A penny saved is a penny earned.

A penny saved is a penny earned.


I have been thinking about money more than usual lately, largely because I am approaching retirement in another five or six years and I wonder how we will handle the loss of income from my job.  I have earned laughably little income each year of my long working life and so my estimated social security checks will be very modest once I begin drawing them.  Would I have more diligently pursued raises and strived for more lucrative employment had I known earlier that my social security benefit would be based on my two highest of 35 years of earnings?

My situation is the result of conscious choices made over my lifetime of working.  Much of the work of my life — cooking, cleaning house, grocery shopping, yard maintenance, laundry, child care and other traditionally women’s work — does not count toward the social security calculations.  I know in my heart that this work is not worthless, but it is obviously not valued by the bean counters in government.  My natural affinities are for liberal arts — literature, painting, writing, photography — and not the high demand and high paying jobs in engineering, technology, medicine, science. I deemed it important to feel happy in my work.  Because I had my first cancer at a young age (32), I chose to work part-time while my daughter was at home with us so that I could enjoy time with her and being a Mom.  I don’t regret that decision.  And now that I am an empty nester, I still want a more balanced life and have chosen not to return to fulltime work.

Soon it will be time to pay the piper.

I’ve decided not to feel regrets for my earlier decisions and to feel grateful that I know how to live richly on little money.  Library books are free and I am perfectly content to read for pleasure and edification.  My watercolor supplies are relatively cheap and my 10-year-old digital SLR is still able to capture interesting photos.  I live in a city that is walkable and located close to mountains and water.  I don’t drive much, and my old used car has already given me twice the use I projected when I bought it.  I prefer my own cooking from scratch to more expensive restaurant meals. My special treat is a modestly priced Americano coffee drink!  I am educated and curious and enjoy taking advantage of the city’s free cultural offerings. I can wear jeans and tee shirts to work.  I was raised to be thrifty and frugal and have always been able to live on less than what I make without feeling deprived.  How fortunate I am that my modest expectations will fit my modest means!

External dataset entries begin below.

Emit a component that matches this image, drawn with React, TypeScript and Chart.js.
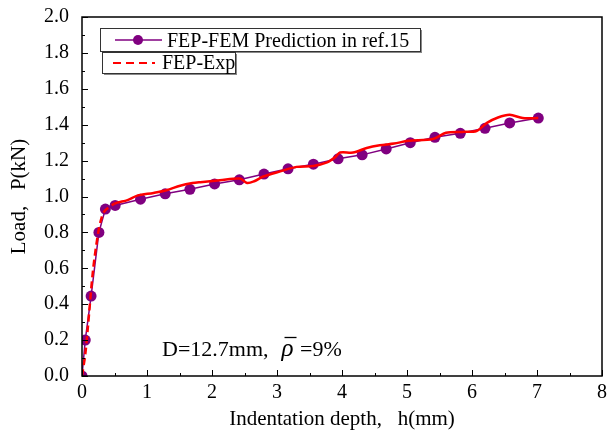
import React, { useEffect, useRef } from "react";
import { Chart, registerables } from "chart.js";

Chart.register(...registerables);

const femX = [0, 0.05, 0.14, 0.26, 0.36, 0.51, 0.9, 1.28, 1.66, 2.04, 2.42, 2.8, 3.17, 3.56, 3.94, 4.31, 4.68, 5.05, 5.43, 5.82, 6.2, 6.58, 7.02];
const femY = [0, 0.2, 0.445, 0.8, 0.93, 0.95, 0.985, 1.015, 1.04, 1.07, 1.093, 1.125, 1.154, 1.18, 1.21, 1.232, 1.265, 1.3, 1.33, 1.352, 1.38, 1.41, 1.437];

const expX = [0, 0.05, 0.09, 0.17, 0.25, 0.3, 0.35, 0.5, 0.7, 0.85, 1.1, 1.3, 1.51, 1.7, 1.82, 2.12, 2.43, 2.54, 2.65, 2.78, 3.05, 3.3, 3.56, 3.77, 3.9, 3.97, 4.17, 4.38, 4.58, 4.8, 5.02, 5.4, 5.6, 5.85, 6.07, 6.23, 6.4, 6.58, 6.78, 7.02];
const expY = [0, 0.12, 0.27, 0.59, 0.8, 0.88, 0.92, 0.96, 0.98, 1.005, 1.02, 1.035, 1.06, 1.075, 1.08, 1.09, 1.1, 1.075, 1.085, 1.11, 1.14, 1.165, 1.17, 1.19, 1.22, 1.245, 1.245, 1.27, 1.285, 1.295, 1.31, 1.32, 1.355, 1.36, 1.365, 1.41, 1.44, 1.455, 1.437, 1.437];

const xTickValues = [0, 1, 2, 3, 4, 5, 6, 7, 8];
const yTickValues = [0, 0.2, 0.4, 0.6, 0.8, 1.0, 1.2, 1.4, 1.6, 1.8, 2.0];

const femLabel = "FEP-FEM Prediction in ref.15";
const expLabel = "FEP-Exp";
const xTitle = "Indentation depth,   h(mm)";
const yTitle = "Load,   P(kN)";

const FONT = "'Liberation Serif', 'Times New Roman', serif";
const PURPLE = "#800080";
const RED = "#ff0000";

const decorPlugin = {
  id: "decor",
  afterDraw(chart: any) {
    const { ctx, chartArea: a, scales } = chart;
    const xs = scales.x;
    const ys = scales.y;
    ctx.save();
    // frame
    ctx.strokeStyle = "#000";
    ctx.lineWidth = 1.5;
    ctx.strokeRect(a.left, a.top, a.right - a.left, a.bottom - a.top);
    // inward ticks
    ctx.lineWidth = 1;
    for (let v = 0; v <= 8.001; v += 0.5) {
      const px = Math.round(xs.getPixelForValue(v)) + 0.5;
      const major = Math.abs(v - Math.round(v)) < 1e-6;
      ctx.beginPath();
      ctx.moveTo(px, a.bottom);
      ctx.lineTo(px, a.bottom - (major ? 6 : 3));
      ctx.stroke();
    }
    for (let v = 0; v <= 2.001; v += 0.1) {
      const py = Math.round(ys.getPixelForValue(v)) + 0.5;
      const major = Math.abs(v * 5 - Math.round(v * 5)) < 1e-6;
      ctx.beginPath();
      ctx.moveTo(a.left, py);
      ctx.lineTo(a.left + (major ? 6 : 3), py);
      ctx.stroke();
    }
    // y title
    ctx.save();
    ctx.translate(19, (a.top + a.bottom) / 2);
    ctx.rotate(-Math.PI / 2);
    ctx.font = `21px ${FONT}`;
    ctx.fillStyle = "#000";
    ctx.textAlign = "center";
    ctx.textBaseline = "middle";
    ctx.fillText(yTitle, 0, 0);
    ctx.restore();
    // legend boxes
    const drawBox = (x: number, y: number, w: number, h: number) => {
      ctx.fillStyle = "#888";
      ctx.fillRect(x + 2, y + 2, w, h);
      ctx.fillStyle = "#fff";
      ctx.fillRect(x, y, w, h);
      ctx.strokeStyle = "#333";
      ctx.lineWidth = 1;
      ctx.strokeRect(x + 0.5, y + 0.5, w, h);
    };
    drawBox(100, 28, 320, 23);
    drawBox(102, 52, 133, 21);
    ctx.font = `20px ${FONT}`;
    ctx.fillStyle = "#000";
    ctx.textBaseline = "alphabetic";
    ctx.textAlign = "left";
    // legend 1
    ctx.strokeStyle = PURPLE;
    ctx.lineWidth = 1.5;
    ctx.beginPath();
    ctx.moveTo(115, 40);
    ctx.lineTo(162, 40);
    ctx.stroke();
    ctx.fillStyle = PURPLE;
    ctx.beginPath();
    ctx.arc(138, 40, 5, 0, Math.PI * 2);
    ctx.fill();
    ctx.fillStyle = "#000";
    ctx.fillText(femLabel, 167, 47);
    // legend 2
    ctx.strokeStyle = RED;
    ctx.lineWidth = 2;
    ctx.setLineDash([8, 5]);
    ctx.beginPath();
    ctx.moveTo(113, 63);
    ctx.lineTo(155, 63);
    ctx.stroke();
    ctx.setLineDash([]);
    ctx.fillText(expLabel, 162, 69);
    // annotation
    ctx.font = `22px ${FONT}`;
    const t1 = "D=12.7mm,  ";
    ctx.fillText(t1, 162, 356);
    let x = 162 + ctx.measureText(t1).width;
    ctx.font = `italic 25px ${FONT}`;
    const rho = "\u03C1";
    ctx.fillText(rho, x + 2, 356);
    const rw = ctx.measureText(rho).width;
    ctx.lineWidth = 1.3;
    ctx.strokeStyle = "#000";
    ctx.beginPath();
    ctx.moveTo(x + 5, 337.5);
    ctx.lineTo(x + rw + 5, 337.5);
    ctx.stroke();
    ctx.font = `22px ${FONT}`;
    ctx.fillText(" =9%", x + rw + 3, 356);
    ctx.restore();
  },
};

export default function App() {
  const ref = useRef<HTMLCanvasElement | null>(null);
  useEffect(() => {
    if (!ref.current) return;
    const chart = new Chart(ref.current, {
      type: "scatter",
      data: {
        datasets: [
          {
            label: femLabel,
            data: femX.map((x, i) => ({ x, y: femY[i] })),
            showLine: true,
            borderColor: PURPLE,
            backgroundColor: PURPLE,
            borderWidth: 1.5,
            pointRadius: 5.5,
            pointBorderWidth: 0,
            pointHoverRadius: 5.5,
            order: 2,
          },
          {
            label: expLabel,
            data: expX.map((x, i) => ({ x, y: expY[i] })),
            showLine: true,
            borderColor: RED,
            backgroundColor: RED,
            borderWidth: 2.5,
            pointRadius: 0,
            tension: 0.3,
            segment: {
              borderDash: (c: any) => (c.p0.parsed.x < 0.5 ? [7, 4] : undefined),
            },
            order: 1,
          },
        ],
      },
      options: {
        animation: false,
        responsive: false,
        layout: { padding: { top: 17, right: 6, left: 0, bottom: 0 } },
        plugins: { legend: { display: false }, tooltip: { enabled: false } },
        scales: {
          x: {
            type: "linear",
            min: 0,
            max: 8,
            afterFit: (s: any) => { s.height = 58; },
            afterBuildTicks: (s: any) => { s.ticks = xTickValues.map((v) => ({ value: v })); },
            grid: { display: false },
            border: { display: false },
            ticks: {
              color: "#000",
              font: { family: FONT, size: 20 },
              padding: -3,
              callback: (v: any) => String(v),
            },
            title: {
              display: true,
              text: xTitle,
              color: "#000",
              font: { family: FONT, size: 21 },
              padding: { top: 4, bottom: 2 },
            },
          },
          y: {
            type: "linear",
            min: 0,
            max: 2,
            afterFit: (s: any) => { s.width = 82; },
            afterBuildTicks: (s: any) => { s.ticks = yTickValues.map((v) => ({ value: v })); },
            grid: { display: false },
            border: { display: false },
            ticks: {
              color: "#000",
              font: { family: FONT, size: 20 },
              padding: 5,
              callback: (v: any) => Number(v).toFixed(1),
            },
            title: { display: false },
          },
        },
      },
      plugins: [decorPlugin],
    } as any);
    return () => chart.destroy();
  }, []);
  return (
    <div style={{ position: "absolute", left: 0, top: 0, width: 608, height: 434, background: "#fff" }}>
      <canvas ref={ref} width={608} height={434} style={{ display: "block" }} />
    </div>
  );
}
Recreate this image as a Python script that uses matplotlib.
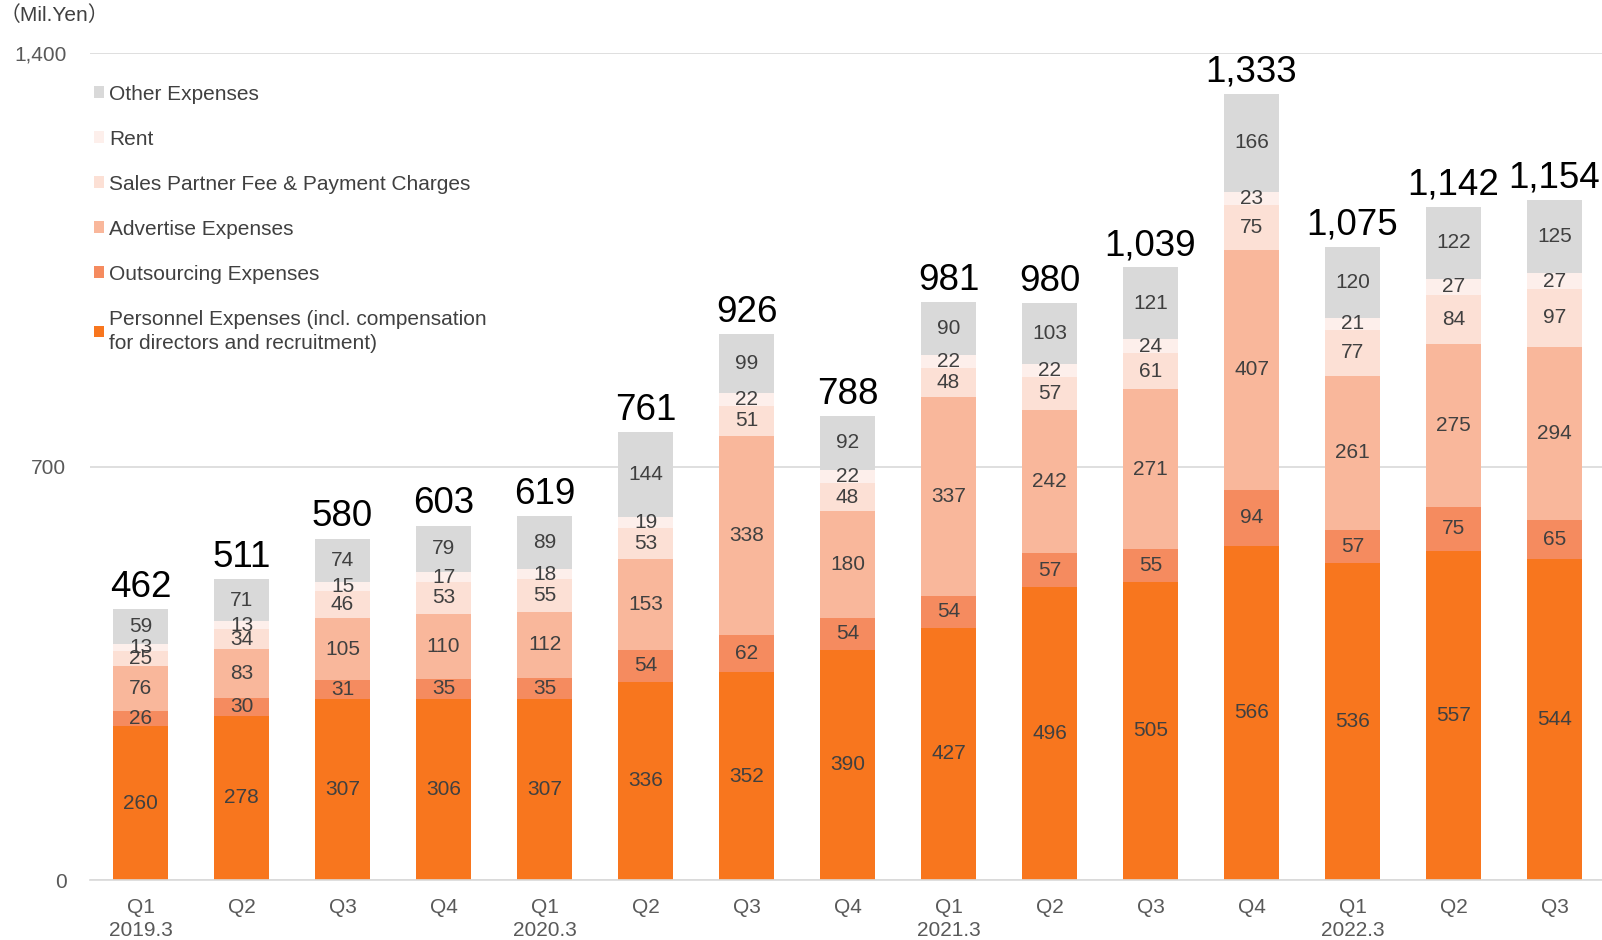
import matplotlib
matplotlib.use("Agg")
import matplotlib.pyplot as plt
from matplotlib.patches import Patch
import numpy as np

plt.rcParams['font.family'] = ['Liberation Sans', 'Noto Sans CJK JP', 'DejaVu Sans']

quarters = ["Q1\n2019.3", "Q2", "Q3", "Q4", "Q1\n2020.3", "Q2", "Q3", "Q4",
            "Q1\n2021.3", "Q2", "Q3", "Q4", "Q1\n2022.3", "Q2", "Q3"]
personnel = [260, 278, 307, 306, 307, 336, 352, 390, 427, 496, 505, 566, 536, 557, 544]
outsourcing = [26, 30, 31, 35, 35, 54, 62, 54, 54, 57, 55, 94, 57, 75, 65]
advertise = [76, 83, 105, 110, 112, 153, 338, 180, 337, 242, 271, 407, 261, 275, 294]
sales_partner = [25, 34, 46, 53, 55, 53, 51, 48, 48, 57, 61, 75, 77, 84, 97]
rent = [13, 13, 15, 17, 18, 19, 22, 22, 22, 22, 24, 23, 21, 27, 27]
other = [59, 71, 74, 79, 89, 144, 99, 92, 90, 103, 121, 166, 120, 122, 125]
totals = [462, 511, 580, 603, 619, 761, 926, 788, 981, 980, 1039, 1333, 1075, 1142, 1154]

series = [
    ("Personnel Expenses (incl. compensation\nfor directors and recruitment)", personnel, "#F8761E"),
    ("Outsourcing Expenses", outsourcing, "#F58B5F"),
    ("Advertise Expenses", advertise, "#F9B79B"),
    ("Sales Partner Fee & Payment Charges", sales_partner, "#FCE0D5"),
    ("Rent", rent, "#FDEFEB"),
    ("Other Expenses", other, "#D9D9D9"),
]

fig = plt.figure(figsize=(16.02, 9.4), dpi=100)
ax = fig.add_axes([0.0562, 0.0638, 0.9438, 0.8798])

x = np.arange(len(quarters))
bottom = np.zeros(len(quarters))
for name, vals, col in series:
    vals = np.array(vals, dtype=float)
    ax.bar(x, vals, 0.55, bottom=bottom, color=col, zorder=2)
    for xi, b, v in zip(x, bottom, vals):
        ax.text(xi, b + v / 2, f"{int(v)}", ha="center", va="center",
                fontsize=15, color="#404040", zorder=3)
    bottom += vals

for xi, top, t in zip(x, bottom, totals):
    ax.annotate(f"{t:,}", (xi, top), xytext=(0, 3), textcoords="offset points",
                ha="center", va="bottom", fontsize=26.5, color="black")

ax.set_xlim(-0.5, 14.47)
ax.set_ylim(0, 1400)
ax.set_yticks([0, 700, 1400])
ax.set_yticklabels(["0", "700", "1,400"])
ax.set_xticks(x)
ax.set_xticklabels(quarters, fontsize=15, color="#595959", linespacing=1.25)
ax.tick_params(axis="y", labelsize=15, labelcolor="#595959", length=0, pad=17)
ax.tick_params(axis="x", length=0, pad=13)
ax.grid(axis="y", color="#D9D9D9", linewidth=1.2, zorder=0)
for s in ["top", "right", "left"]:
    ax.spines[s].set_visible(False)
ax.spines["bottom"].set_color("#D9D9D9")
ax.spines["bottom"].set_linewidth(1.2)

handles = [Patch(facecolor=c, edgecolor="none", label=n) for n, v, c in series[::-1]]
leg = ax.legend(handles=handles, loc="upper left", bbox_to_anchor=(-0.003, 0.972),
                frameon=False, fontsize=15, handlelength=0.5, handleheight=0.5,
                handletextpad=0.25, labelspacing=1.25, borderaxespad=0)
for t in leg.get_texts():
    t.set_color("#404040")
    t.set_linespacing(1.35)

fig.text(0.0, 0.994, "（Mil.Yen）", ha="left", va="top", fontsize=15, color="#404040")

fig.savefig("out.png", dpi=100)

I was reminded of how wealthy I really am when I read Ben Hewitt’s Saved:  How I Quit Worrying about Money and Became the Richest Guy in the World.  He puzzles over the almost universal and widespread assumption that wealth and security are defined by one’s bank account and monetary investments.  He talks about how corporations and advertising and the media work to create a sense of anxiety and make people feel underprivileged so that they strive to buy more and accumulate more to feel better off.  He says, “Why have I allowed myself to worry so much?  I have never gone hungry, or spent a night unsheltered from the elements.  I have never even been at risk of these things.  Most of my worry, I have come to realize, has emerged from a place of uncertainty and fear.  Not over the present, mind you, or even the medium-term future, but over the belief that I should be accumulating monetary wealth in preparation for an unknown future.  Why?  Because it’s what I’ve been told I must do; it’s what we all have been told we must do.”

I have to remind myself that the advice of retirement gurus, whose magazine columns are supported by advertisers only if the message is somehow tied to selling their products, is based on the assumption that I want a standard of living during my retirement that is much higher than the one I’ve lived my whole life so far.  I don’t drive new cars, eat out daily or weekly, spend lavishly on vacations, etc.  So perhaps those projections which infer the inadequacy of my retirement savings are a false fit for me.  Perhaps I have enough to be comfortable.

Is the goal of accumulating money really a wise way to live?  Hewitt finds his wealth in the things that matter to him:  an abundance of freedom, community, choice, good health, happiness, resourcefulness.

Where are you on the continuum of rags to riches?